October 26, 2018
Solitary confinement has been a widely used facet of the American prison system for hundreds of years. But with the Supreme Court recently denying to hear the cases Apodaca v. Raemisch and Lowe v. Raemisch, which call into question the constitutionality of solitary confinement due to the the cruel conditions it involves, the question is: Why are there so many calls to ban this form of punishment?
Many oppose solitary confinement because they see the conditions as inhumane and cruel. This is because when one is in solitary confinement, one is forced to spend anywhere from 22-24 hours everyday locked in a seven-by-ten-foot cell, which is slightly more space than the size of a king-sized bed. There’s little to no human interaction, which has been shown to have significant impacts on prisoners’ mental health, with many experiencing hallucinations, being more prone to self mutilation, and having difficulties focusing or thinking about anything.
The intended purpose behind putting prisoners in solitary confinement is that those put in it would be the most violent and dangerous prisoners, so it would be a necessary and proportional punishment. These conditions are supposed to decrease dangerous behavior because they would create a deterrent against inmates wanting to do things that would put them in solitary confinement, such as assaulting other prisoners or smuggling illegal items, like weapons or drugs, into the prison. The time alone in their cell is also supposed to allow them to contemplate what they did wrong so they won’t do it again.
However, it fails in both regards because many of those put in solitary confinement already have mental illnesses, so isolating them isn’t necessary and only makes their situation worse. Many also consider it a form of torture due to the sensory deprivation and social isolation. A classification of torture would mean that nobody, no matter how dangerous, would deserve it. It also fails as a deterrent of future violence because in a study that tracked how often recently released prisoners are to commit crimes that return them to prison, those who were released the same year as they had been in solitary confinement had a 61% chance of returning to prison, far more than the average.
A tragic example of what solitary confinement can do to a person is the case of James Robertson. Robertson first went to prison when he was 17 for burglary and assault charges and was sentenced to 10 years in prison. He’s now been there for the last 37 years due to multiple crimes he committed while in prison, including many charges of assault and rioting, which have given him sentences totaling to over 100 years. Of those 37 years, 20 of them have been in solitary confinement due to his long history of violence.

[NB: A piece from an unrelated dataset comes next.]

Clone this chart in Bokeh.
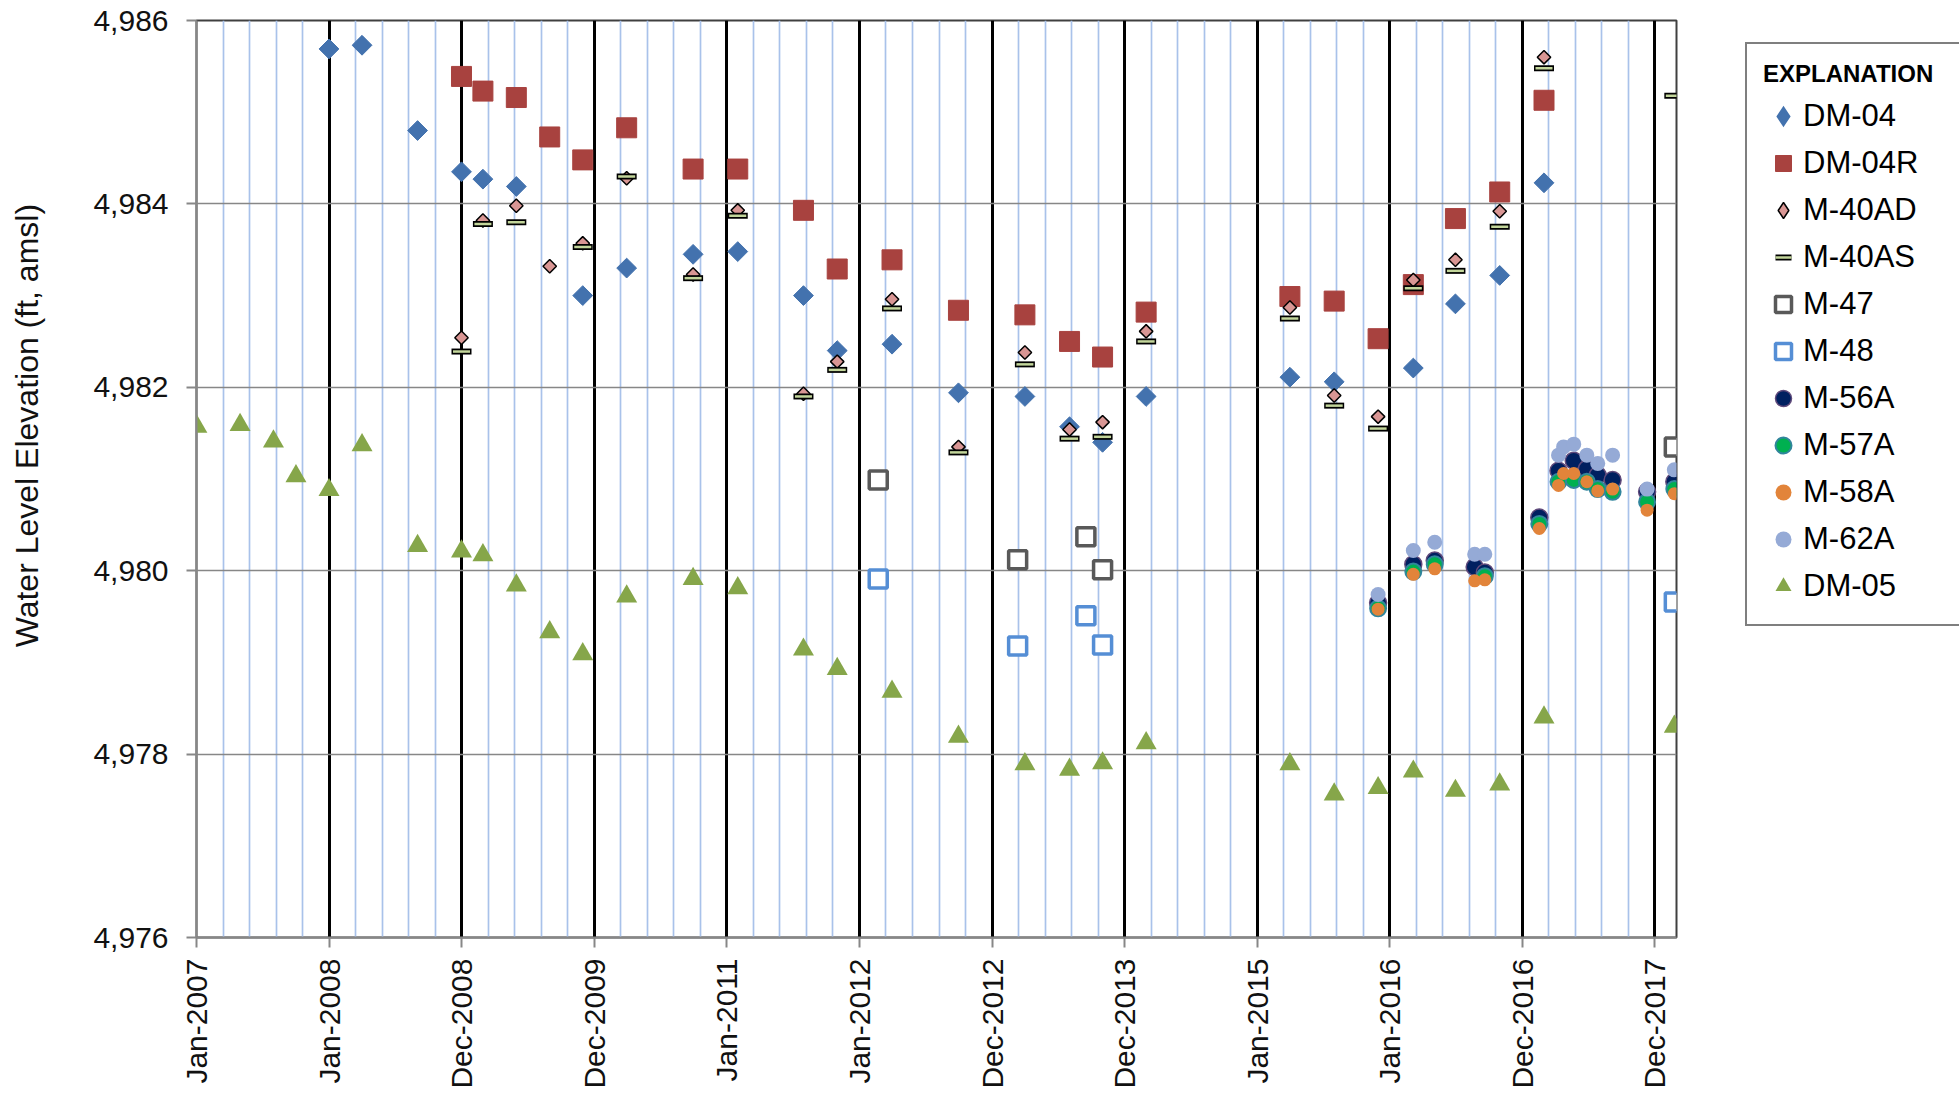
import numpy as np
import pandas as pd
from bokeh.plotting import figure
from bokeh.models import (Range1d, FixedTicker, NumeralTickFormatter, DatetimeTickFormatter,
                          Legend, LegendItem)
from bokeh.embed import file_html
from bokeh.resources import INLINE

# ---------------- data ----------------
x_tick_labels = ["Jan-2007", "Jan-2008", "Dec-2008", "Dec-2009", "Jan-2011", "Jan-2012",
                 "Dec-2012", "Dec-2013", "Jan-2015", "Jan-2016", "Dec-2016", "Dec-2017"]
y_ticks = [4976, 4978, 4980, 4982, 4984, 4986]

dm04_dates = ["2008-01-01", "2008-04-01", "2008-09-01", "2008-12-31", "2009-02-28", "2009-05-31",
              "2009-11-30", "2010-03-31", "2010-09-30", "2011-01-31", "2011-07-31", "2011-11-01",
              "2012-03-31", "2012-09-30", "2013-04-01", "2013-08-02", "2013-11-01", "2014-03-01",
              "2015-04-01", "2015-08-01", "2016-03-06", "2016-06-30", "2016-10-30", "2017-03-01"]
dm04_vals = [4985.69, 4985.73, 4984.80, 4984.35, 4984.27, 4984.19,
             4983.00, 4983.30, 4983.45, 4983.48, 4983.00, 4982.40,
             4982.47, 4981.94, 4981.90, 4981.57, 4981.40, 4981.90,
             4982.11, 4982.06, 4982.21, 4982.91, 4983.22, 4984.23]

dm04r_dates = ["2008-12-31", "2009-02-28", "2009-05-31", "2009-08-31", "2009-11-30", "2010-03-31",
               "2010-09-30", "2011-01-31", "2011-07-31", "2011-11-01", "2012-03-31", "2012-09-30",
               "2013-04-01", "2013-08-02", "2013-11-01", "2014-03-01", "2015-04-01", "2015-08-01",
               "2015-11-30", "2016-03-06", "2016-06-30", "2016-10-30", "2017-03-01"]
dm04r_vals = [4985.39, 4985.23, 4985.16, 4984.73, 4984.48, 4984.83,
              4984.38, 4984.38, 4983.93, 4983.29, 4983.39, 4982.84,
              4982.79, 4982.50, 4982.33, 4982.82, 4982.99, 4982.94,
              4982.53, 4983.12, 4983.84, 4984.13, 4985.13]

m40ad_dates = ["2008-12-31", "2009-02-28", "2009-05-31", "2009-08-31", "2009-11-30", "2010-03-31",
               "2010-09-30", "2011-01-31", "2011-07-31", "2011-11-01", "2012-03-31", "2012-09-30",
               "2013-04-01", "2013-08-02", "2013-11-01", "2014-03-01", "2015-04-01", "2015-08-01",
               "2015-11-30", "2016-03-06", "2016-06-30", "2016-10-30", "2017-03-01"]
m40ad_vals = [4982.54, 4983.82, 4983.98, 4983.32, 4983.57, 4984.28,
              4983.23, 4983.93, 4981.93, 4982.28, 4982.96, 4981.35,
              4982.38, 4981.54, 4981.62, 4982.61, 4982.87, 4981.91,
              4981.68, 4983.17, 4983.39, 4983.92, 4985.60]

m40as_dates = ["2008-12-31", "2009-02-28", "2009-05-31", "2009-11-30", "2010-03-31", "2010-09-30",
               "2011-01-31", "2011-07-31", "2011-11-01", "2012-03-31", "2012-09-30", "2013-04-01",
               "2013-08-02", "2013-11-01", "2014-03-01", "2015-04-01", "2015-08-01", "2015-11-30",
               "2016-03-06", "2016-06-30", "2016-10-30", "2017-03-01", "2018-02-23"]
m40as_vals = [4982.39, 4983.78, 4983.80, 4983.53, 4984.30, 4983.19,
              4983.87, 4981.90, 4982.19, 4982.86, 4981.29, 4982.25,
              4981.44, 4981.46, 4982.50, 4982.75, 4981.80, 4981.55,
              4983.08, 4983.27, 4983.75, 4985.48, 4985.18]

m47_dates = ["2012-02-22", "2013-03-12", "2013-09-16", "2013-11-01", "2018-02-23"]
m47_vals = [4980.99, 4980.12, 4980.37, 4980.01, 4981.35]

m48_dates = ["2012-02-22", "2013-03-12", "2013-09-16", "2013-11-01", "2018-02-23"]
m48_vals = [4979.91, 4979.18, 4979.51, 4979.19, 4979.66]

m56a_dates = ["2015-11-30", "2016-03-06", "2016-05-04", "2016-08-22", "2016-09-19", "2017-02-16",
              "2017-04-10", "2017-05-22", "2017-06-27", "2017-07-27", "2017-09-06", "2017-12-10",
              "2018-02-23"]
m56a_vals = [4979.65, 4980.07, 4980.11, 4980.04, 4979.98, 4980.58,
             4981.09, 4981.20, 4981.11, 4981.04, 4980.99, 4980.86, 4980.97]

m57a_dates = ["2015-11-30", "2016-03-06", "2016-05-04", "2016-09-19", "2017-02-16", "2017-04-10",
              "2017-05-22", "2017-06-27", "2017-07-27", "2017-09-06", "2017-12-10", "2018-02-23"]
m57a_vals = [4979.59, 4979.99, 4980.07, 4979.94, 4980.51, 4980.97,
             4980.99, 4980.97, 4980.89, 4980.86, 4980.75, 4980.89]

m58a_dates = ["2015-11-30", "2016-03-06", "2016-05-04", "2016-08-22", "2016-09-19", "2017-02-16",
              "2017-04-10", "2017-04-24", "2017-05-22", "2017-06-27", "2017-07-27", "2017-09-06",
              "2017-12-10", "2018-02-23"]
m58a_vals = [4979.58, 4979.96, 4980.02, 4979.89, 4979.90, 4980.46,
             4980.93, 4981.06, 4981.06, 4980.97, 4980.87, 4980.89, 4980.66, 4980.84]

m62a_dates = ["2015-11-30", "2016-03-06", "2016-05-04", "2016-08-22", "2016-09-19", "2017-04-10",
              "2017-04-24", "2017-05-22", "2017-06-27", "2017-07-27", "2017-09-06", "2017-12-10",
              "2018-02-23"]
m62a_vals = [4979.74, 4980.22, 4980.31, 4980.18, 4980.18, 4981.26,
             4981.35, 4981.38, 4981.26, 4981.17, 4981.26, 4980.89, 4981.10]

dm05_dates = ["2007-01-02", "2007-05-01", "2007-08-01", "2007-10-02", "2008-01-01", "2008-04-01",
              "2008-09-01", "2008-12-31", "2009-02-28", "2009-05-31", "2009-08-31", "2009-11-30",
              "2010-03-31", "2010-09-30", "2011-01-31", "2011-07-31", "2011-11-01", "2012-03-31",
              "2012-09-30", "2013-04-01", "2013-08-02", "2013-11-01", "2014-03-01", "2015-04-01",
              "2015-08-01", "2015-11-30", "2016-03-06", "2016-06-30", "2016-10-30", "2017-03-01",
              "2018-02-23"]
dm05_vals = [4981.57, 4981.59, 4981.41, 4981.03, 4980.88, 4981.37,
             4980.27, 4980.21, 4980.17, 4979.84, 4979.33, 4979.09,
             4979.72, 4979.91, 4979.81, 4979.14, 4978.93, 4978.68,
             4978.19, 4977.89, 4977.83, 4977.90, 4978.12, 4977.89,
             4977.56, 4977.63, 4977.81, 4977.60, 4977.67, 4978.40,
             4978.30]

x_start = "2007-01-02"
x_end = "2018-03-01"
y_title = "Water Level Elevation (ft, amsl)"
legend_title = "EXPLANATION"


def dt(lst):
    return pd.to_datetime(lst)


# ---------------- figure ----------------
FRAME_W, FRAME_H = 1480, 917
BL, BT = 196, 20
p = figure(frame_width=FRAME_W, frame_height=FRAME_H, x_axis_type="datetime",
           x_range=Range1d(pd.Timestamp("2007-01-01"), pd.Timestamp(x_end)),
           y_range=Range1d(y_ticks[0], y_ticks[-1]),
           output_backend="svg", toolbar_location=None,
           min_border_left=BL, min_border_right=274, min_border_top=BT, min_border_bottom=152,
           background_fill_color="white", border_fill_color="white")

p.outline_line_color = "#404040"
p.outline_line_width = 2

ms_day = 86400000.0
t0 = pd.Timestamp("2007-01-01").value / 1e6
major_ms = [t0 + k * 365.25 * ms_day for k in range(len(x_tick_labels))]
minor_ms = [t0 + k * 73.05 * ms_day for k in range(1, 56) if k % 5 != 0]

p.xaxis.ticker = FixedTicker(ticks=major_ms, minor_ticks=minor_ms)
fmt = "%b-%Y"
p.xaxis.formatter = DatetimeTickFormatter(milliseconds=fmt, seconds=fmt, minsec=fmt, minutes=fmt,
                                          hourmin=fmt, hours=fmt, days=fmt, months=fmt, years=fmt)
p.xaxis.major_label_overrides = {m: lab for m, lab in zip(major_ms, x_tick_labels)}
p.xaxis.major_label_orientation = np.pi / 2
p.xaxis.major_label_standoff = 11

p.yaxis.ticker = FixedTicker(ticks=y_ticks)
p.yaxis.formatter = NumeralTickFormatter(format="0,0")
p.yaxis.major_label_standoff = 18

for ax in (p.xaxis, p.yaxis):
    ax.major_label_text_font = "Liberation Sans"
    ax.major_label_text_font_size = "30px"
    ax.major_label_text_color = "#111111"
    ax.axis_line_color = "#878787"
    ax.axis_line_width = 2
    ax.major_tick_line_color = "#878787"
    ax.major_tick_line_width = 2
    ax.major_tick_out = 10
    ax.major_tick_in = 0
    ax.minor_tick_line_color = None

# y-axis title: leading no-break spaces lift the visible text above the frame centre
p.yaxis.axis_label = "\u00a0" * 12 + y_title
p.yaxis.axis_label_text_font = "Liberation Sans"
p.yaxis.axis_label_text_font_size = "32px"
p.yaxis.axis_label_text_font_style = "normal"
p.yaxis.axis_label_text_color = "#111111"
p.yaxis.axis_label_standoff = 45

p.xgrid.grid_line_color = "black"
p.xgrid.grid_line_width = 3
p.xgrid.minor_grid_line_color = "#A9C2EA"
p.xgrid.minor_grid_line_width = 1.7
p.ygrid.grid_line_color = "#878787"
p.ygrid.grid_line_width = 1.5

# ---------------- series ----------------
r_dm04 = p.scatter(x=dt(dm04_dates), y=dm04_vals, marker="square", angle=np.pi / 4, size=14,
                   fill_color="#4372AE", line_color="#4372AE")
r_dm04r = p.scatter(x=dt(dm04r_dates), y=dm04r_vals, marker="square", size=20,
                    fill_color="#A8423F", line_color="#A8423F")
r_m40ad = p.scatter(x=dt(m40ad_dates), y=m40ad_vals, marker="square", angle=np.pi / 4, size=9.5,
                    fill_color="#D99694", line_color="black", line_width=1.5)
r_m40as_o = p.scatter(x=dt(m40as_dates), y=m40as_vals, marker="dash", size=20,
                      line_color="black", line_width=6)
r_m40as_i = p.scatter(x=dt(m40as_dates), y=m40as_vals, marker="dash", size=17,
                      line_color="#C3D69B", line_width=2.5)
r_m47 = p.scatter(x=dt(m47_dates), y=m47_vals, marker="square", size=18,
                  fill_color="white", line_color="#595959", line_width=3.5)
r_m48 = p.scatter(x=dt(m48_dates), y=m48_vals, marker="square", size=18,
                  fill_color="white", line_color="#558ED5", line_width=3.5)
r_m56a = p.scatter(x=dt(m56a_dates), y=m56a_vals, marker="circle", size=17,
                   fill_color="#002060", line_color="#604A7B", line_width=1.5)
r_m57a = p.scatter(x=dt(m57a_dates), y=m57a_vals, marker="circle", size=16,
                   fill_color="#00B050", line_color="#31859C", line_width=2)
r_m58a = p.scatter(x=dt(m58a_dates), y=m58a_vals, marker="circle", size=13,
                   fill_color="#E2843A", line_color=None)
r_m62a = p.scatter(x=dt(m62a_dates), y=m62a_vals, marker="circle", size=15,
                   fill_color="#95AAD6", line_color=None)
r_dm05 = p.scatter(x=dt(dm05_dates), y=dm05_vals, marker="triangle", size=21,
                   fill_color="#86A64A", line_color=None)

# hidden twins used only for the legend swatches (the legend never rotates markers)
lg_dm04 = p.scatter(x=dt(dm04_dates), y=dm04_vals, marker="diamond", size=14,
                    fill_color="#4372AE", line_color="#4372AE", line_width=3,
                    line_join="miter", visible=False)
lg_m40ad = p.scatter(x=dt(m40ad_dates), y=m40ad_vals, marker="diamond", size=10,
                     fill_color="#D99694", line_color="black", line_width=1.5, visible=False)

items = [
    LegendItem(label="DM-04", renderers=[lg_dm04]),
    LegendItem(label="DM-04R", renderers=[r_dm04r]),
    LegendItem(label="M-40AD", renderers=[lg_m40ad]),
    LegendItem(label="M-40AS", renderers=[r_m40as_o, r_m40as_i]),
    LegendItem(label="M-47", renderers=[r_m47]),
    LegendItem(label="M-48", renderers=[r_m48]),
    LegendItem(label="M-56A", renderers=[r_m56a]),
    LegendItem(label="M-57A", renderers=[r_m57a]),
    LegendItem(label="M-58A", renderers=[r_m58a]),
    LegendItem(label="M-62A", renderers=[r_m62a]),
    LegendItem(label="DM-05", renderers=[r_dm05]),
]
legend = Legend(items=items, title=legend_title, location=(69, 311), margin=0,
                title_text_font="Liberation Sans", title_text_font_style="bold",
                title_text_font_size="24px", title_text_color="black", title_standoff=6,
                label_text_font="Liberation Sans", label_text_font_size="31px",
                label_text_color="black",
                glyph_width=40, glyph_height=44, label_height=44, label_width=142,
                label_standoff=-5, spacing=3, padding=16,
                border_line_color="black", border_line_width=2.5,
                background_fill_color="white", background_fill_alpha=1.0,
                inactive_fill_alpha=0.0)
p.add_layout(legend, "right")

open("out.html", "w").write(file_html(p, INLINE))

Eventually his mental state descended so much that when he was eventually given a cellmate, which is sometimes done to try to mitigate the effects of social isolation, Robertson strangled him to death at night. But this was no crime of passion. He had a clear purpose when he killed his cellmate: to get on death row.
He was recently interviewed as part of a Netflix original series called “I Am a Killer,” which gets the perspective of admitted killers as they’re on death row. During that interview he said that after 20 years, the conditions of solitary confinement had had such a profound effect on him that he would rather be put to death than stay there until he got old, and that wish has been granted. Now he’s on death row awaiting his execution for murder.
But the central question here is, if the conditions of solitary confinement are so bad that they can drive someone to murder, then why is it readily used in the prison system? There is no reason, for it fails in everything it hopes to accomplish while destroying the mental state of prisoners and dramatically increasing the chances that they will once again return to prison, creating a vicious cycle which requires the removal of solitary confinement in order to break prisoners free.